Second, Bill C-23 would prohibit the Chief Electoral Officer from authorizing the use of voter information cards, or VICs, as a piece of voter identification to be used not on their own but alongside a second piece of identification. It would do this despite the fact that such cards are a method of enfranchisement that were introduced because of concerns about limited forms of identity showing address and despite the fact that smoother administration of voting on election day resulted from their use in various contexts in 2011. It would be prohibited despite there being no evidence whatsoever for believing these cards are, or are likely to be, a source of fraud. This remains the case, no matter how many times the minister gives an example of a hoax that was attempted by the television show Infoman that never actually reached fruition.
Third, Bill C-23 would require that the Chief Electoral Officer and the Commissioner for Canada Elections must now get the permission of government officials in order to remunerate experts and investigators whom they find necessary to hire on a temporary basis. Previously, they could have direct access to the consolidated revenue fund. Now the CEO would have to go through the Treasury Board and the commissioner would have to go through the Director of Public Prosecutions.
Fourth, it refuses to legislate powers that are necessary for full compliance with, and enforcement of, the Canada Elections Act, in light of the experience with fraud and breach of other electoral law rules in the elections of 2006, 2008 and 2011, notably, the power of the CEO to require registered parties to provide receipts accounting for their election campaign expenses and the power of the commissioner to seek a judicial order to compel testimony during an investigation into electoral crime.
Fifth, it unnecessarily transfers the commissioner to a government ministry, the ministry of the Attorney General, and away from the current location within the office of the Chief Electoral Officer, who is, I will remind the House, an officer of Parliament. This thereby creates corresponding negative consequences for the effectiveness of commissioner investigations and for the complementary roles that the Chief Elector Officer and his or her staff and the commissioner and his or her staff play in securing compliance with the Elections Act, well ahead of and well beyond the relatively limited number of contexts in which their focus is enforcement.
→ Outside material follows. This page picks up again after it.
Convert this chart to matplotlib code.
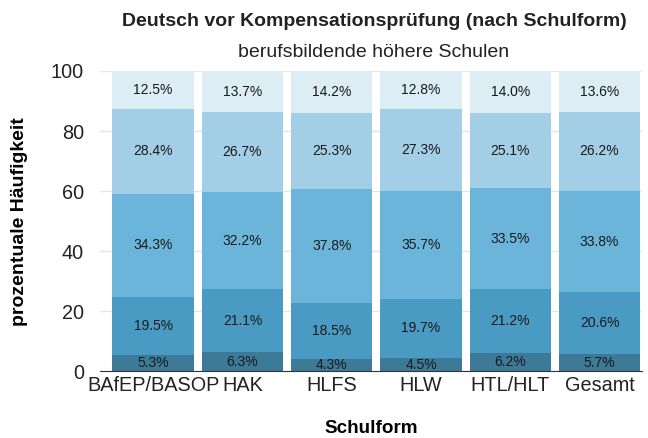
import matplotlib
matplotlib.use("Agg")
import matplotlib.pyplot as plt
import numpy as np

plt.rcParams['font.family'] = ['Liberation Sans', 'DejaVu Sans']

schools = ["BAfEP/BASOP", "HAK", "HLFS", "HLW", "HTL/HLT", "Gesamt"]
# percentage per grade category, bottom to top
cat1 = [5.3, 6.3, 4.3, 4.5, 6.2, 5.7]
cat2 = [19.5, 21.1, 18.5, 19.7, 21.2, 20.6]
cat3 = [34.3, 32.2, 37.8, 35.7, 33.5, 33.8]
cat4 = [28.4, 26.7, 25.3, 27.3, 25.1, 26.2]
cat5 = [12.5, 13.7, 14.2, 12.8, 14.0, 13.6]

colors = ["#3c7a98", "#4a9bc3", "#6cb5da", "#a3cfe6", "#dcedf6"]

fig = plt.figure(figsize=(6.48, 4.38), dpi=100)
ax = fig.add_axes([0.155, 0.152, 0.835, 0.686])

x = np.arange(len(schools))
bottom = np.zeros(len(schools))
for vals, col in zip([cat1, cat2, cat3, cat4, cat5], colors):
    vals = np.array(vals)
    ax.bar(x, vals, width=0.91, bottom=bottom, color=col, zorder=2)
    for xi, b, v in zip(x, bottom, vals):
        ax.text(xi, b + v / 2, f"{v:.1f}%", ha='center', va='center',
                fontsize=10, color='#1a1a1a', zorder=3)
    bottom += vals

ax.set_xlim(-0.59, 5.47)
ax.set_ylim(0, 100)
ax.set_yticks([0, 20, 40, 60, 80, 100])
ax.set_xticks(x)
ax.set_xticklabels(schools)
ax.tick_params(axis='both', labelsize=14.3, colors='#222222', length=0, pad=3)
ax.tick_params(axis='y', pad=12)
ax.yaxis.grid(True, color='#e6e6e6', linewidth=1, zorder=0)
for s in ['top', 'right', 'left']:
    ax.spines[s].set_visible(False)
ax.spines['bottom'].set_color('#333333')
ax.spines['bottom'].set_zorder(4)

ax.set_ylabel("prozentuale Häufigkeit", fontsize=14, fontweight='bold')
ax.yaxis.set_label_coords(-0.133, 0.5)
ax.set_xlabel("Schulform", fontsize=13.6, fontweight='bold')
ax.xaxis.set_label_coords(0.5, -0.163)
fig.text(0.578, 0.952, "Deutsch vor Kompensationsprüfung (nach Schulform)",
         ha='center', va='center', fontsize=14, fontweight='bold', color='#222222')
fig.text(0.577, 0.881, "berufsbildende höhere Schulen",
         ha='center', va='center', fontsize=14, color='#222222')

fig.savefig("out.png", dpi=100)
Sixth, the commissioner is fettered in ways that other investigative agencies are not. In particular, he or she is required to inform suspects if they are under investigation, and he or she is prohibited from explaining to Parliament and Canadians why an investigation has not led to charges of prosecution.
Seventh, it leaves serious loopholes in the voter contact registry system that is to be administered by the CRTC, which is a welcome addition to the Canada Elections Act, but which does not go far enough. The loopholes include: the fact that the voter contact scripts for live calls and audio recordings of robocalls do not have to be conveyed to the CRTC; the fact that no person or group is under any obligation to retain phone numbers of persons called, let alone to convey those numbers to the CRTC; and the fact that no affirmative obligations are placed on the CRTC to proactively inform the commissioner if and when a CRTC employee suspects wrongdoing. I speak obviously not of wrongdoing on the part of the CRTC, but on the part of the actors who have to report to the CRTC.
Eighth, the Canada Elections Act, through Bill C-23, retains a politicized system of appointing deputy returning officers, poll clerks and registration officers as elections officials or officers for election day. As such, the Canada Elections Act does not grant Elections Canada the full authority to appoint all elections officers on the basis of merit, with corresponding detrimental effects for Elections Canada's capacity to minimize election day irregularities through more timely recruitment and training for elections officers. It is one of the major outcomes of the Neufeld report saying that the ability of Elections Canada to appoint all elections officers would be the single most important way to enhance the capacity of elections workers to minimize irregularities that the government from the beginning tried to leverage as evidence of fraud, which it was not.
Ninth, is the problematic provisions relating to voter identification that create the danger of harassment and intimidation of voters, because identity documents can now be inspected by party scrutineers. They also dissuade people from actually vouching for an address because of the fear that the requirement that the person must have known personally the person being vouched for is very unclear as to how long and how well the voucher must have known the elector.
Finally, it increases the role of money in politics through unjustified increases in donation limits and also by creating an unworkable banking loan system that would actually, in ways that are too complex to explain, benefit well-resourced candidates and parties.
Therefore, I would like to move a reasoned amendment. I move:
That the motion be amended by deleting all of the words after the word “That” and substituting the following:
this House decline to give third reading to Bill C-23, An Act to amend the Canada Elections Act and other Acts and to make consequential amendments to certain Acts, because, amongst other things, it:
(a) was rushed through Parliament without adequately taking into account the concerns raised by over 70 expert witnesses and hundreds of civil society actors that speak to a wide array of provisions that remain problematic in this bill;
(b) prohibits the Chief Electoral Officer from authorizing the use of 'Voter Information Cards' as a piece of voter identification to be used alongside a second piece of identification, despite such cards being a method of enfranchisement and promoting smoother administration of the election-day vote and despite there being no basis for believing these cards are, or are likely to be, a source of voter fraud;
(c) refuses to legislate the powers necessary for full compliance with, and enforcement of, the Canada Elections Act in light of experience with fraud and breach of other electoral law in the 2006, 2008 and 2011 general elections, notably, the power of the Chief Electoral Officer to require registered parties to provide receipts accounting for their election campaign expenses and the power of the Commissioner for Canada Elections to seek a judicial order to compel testimony during an investigation into electoral crimes such as fraud;
(d) eliminates the power of the Chief Electoral Officer to implement public education and information programs designed to enhance knowledge of our electoral democracy and encourage voting, other than for primary and secondary school students; and
(e) increases the influence of money in politics through unjustified increases in how much individuals may donate annually and how much candidates may now contribute to their own campaigns, thereby creating an undue advantage for well-resourced candidates and parties.